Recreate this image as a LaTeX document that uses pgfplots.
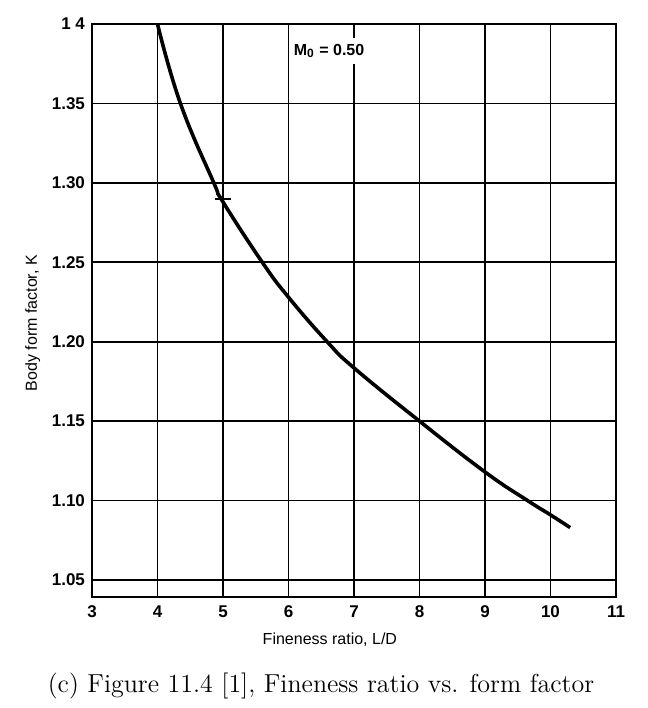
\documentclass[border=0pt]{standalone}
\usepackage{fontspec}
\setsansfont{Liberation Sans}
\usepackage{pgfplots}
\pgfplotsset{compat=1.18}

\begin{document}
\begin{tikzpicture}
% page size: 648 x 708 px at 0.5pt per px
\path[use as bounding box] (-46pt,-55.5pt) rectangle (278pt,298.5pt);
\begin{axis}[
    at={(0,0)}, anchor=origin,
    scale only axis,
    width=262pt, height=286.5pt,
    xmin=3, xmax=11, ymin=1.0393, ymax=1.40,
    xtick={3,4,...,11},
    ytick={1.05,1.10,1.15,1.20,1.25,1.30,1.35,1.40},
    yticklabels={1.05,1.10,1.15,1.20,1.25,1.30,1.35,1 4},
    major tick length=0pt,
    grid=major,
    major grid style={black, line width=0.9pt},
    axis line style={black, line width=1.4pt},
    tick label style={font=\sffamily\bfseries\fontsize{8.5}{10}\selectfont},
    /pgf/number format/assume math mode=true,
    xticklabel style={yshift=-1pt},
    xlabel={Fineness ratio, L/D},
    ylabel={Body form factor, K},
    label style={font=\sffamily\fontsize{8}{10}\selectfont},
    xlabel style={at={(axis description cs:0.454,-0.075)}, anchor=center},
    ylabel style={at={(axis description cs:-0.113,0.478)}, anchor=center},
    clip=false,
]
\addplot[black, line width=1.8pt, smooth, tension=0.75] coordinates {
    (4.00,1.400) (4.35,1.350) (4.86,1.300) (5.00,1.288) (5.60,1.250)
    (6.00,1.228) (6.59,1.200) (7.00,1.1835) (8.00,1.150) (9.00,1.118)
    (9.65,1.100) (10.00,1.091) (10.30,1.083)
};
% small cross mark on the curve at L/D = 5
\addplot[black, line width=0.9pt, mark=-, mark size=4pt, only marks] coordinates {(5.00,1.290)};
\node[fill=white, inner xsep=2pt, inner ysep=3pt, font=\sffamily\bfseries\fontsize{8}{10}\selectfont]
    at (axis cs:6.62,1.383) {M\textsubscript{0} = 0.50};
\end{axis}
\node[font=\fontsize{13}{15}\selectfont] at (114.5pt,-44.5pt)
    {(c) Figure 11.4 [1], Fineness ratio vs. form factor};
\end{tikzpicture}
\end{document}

WHAT TO PRODUCE: Go through the material above and print all of it exactly, except the pictures.

COMPLETE ANSWER:
Recreate this image as a LaTeX document that uses pgfplots.
\documentclass[border=0pt]{standalone}
\usepackage{fontspec}
\setsansfont{Liberation Sans}
\usepackage{pgfplots}
\pgfplotsset{compat=1.18}

\begin{document}
\begin{tikzpicture}
% page size: 648 x 708 px at 0.5pt per px
\path[use as bounding box] (-46pt,-55.5pt) rectangle (278pt,298.5pt);
\begin{axis}[
    at={(0,0)}, anchor=origin,
    scale only axis,
    width=262pt, height=286.5pt,
    xmin=3, xmax=11, ymin=1.0393, ymax=1.40,
    xtick={3,4,...,11},
    ytick={1.05,1.10,1.15,1.20,1.25,1.30,1.35,1.40},
    yticklabels={1.05,1.10,1.15,1.20,1.25,1.30,1.35,1 4},
    major tick length=0pt,
    grid=major,
    major grid style={black, line width=0.9pt},
    axis line style={black, line width=1.4pt},
    tick label style={font=\sffamily\bfseries\fontsize{8.5}{10}\selectfont},
    /pgf/number format/assume math mode=true,
    xticklabel style={yshift=-1pt},
    xlabel={Fineness ratio, L/D},
    ylabel={Body form factor, K},
    label style={font=\sffamily\fontsize{8}{10}\selectfont},
    xlabel style={at={(axis description cs:0.454,-0.075)}, anchor=center},
    ylabel style={at={(axis description cs:-0.113,0.478)}, anchor=center},
    clip=false,
]
\addplot[black, line width=1.8pt, smooth, tension=0.75] coordinates {
    (4.00,1.400) (4.35,1.350) (4.86,1.300) (5.00,1.288) (5.60,1.250)
    (6.00,1.228) (6.59,1.200) (7.00,1.1835) (8.00,1.150) (9.00,1.118)
    (9.65,1.100) (10.00,1.091) (10.30,1.083)
};
% small cross mark on the curve at L/D = 5
\addplot[black, line width=0.9pt, mark=-, mark size=4pt, only marks] coordinates {(5.00,1.290)};
\node[fill=white, inner xsep=2pt, inner ysep=3pt, font=\sffamily\bfseries\fontsize{8}{10}\selectfont]
    at (axis cs:6.62,1.383) {M\textsubscript{0} = 0.50};
\end{axis}
\node[font=\fontsize{13}{15}\selectfont] at (114.5pt,-44.5pt)
    {(c) Figure 11.4 [1], Fineness ratio vs. form factor};
\end{tikzpicture}
\end{document}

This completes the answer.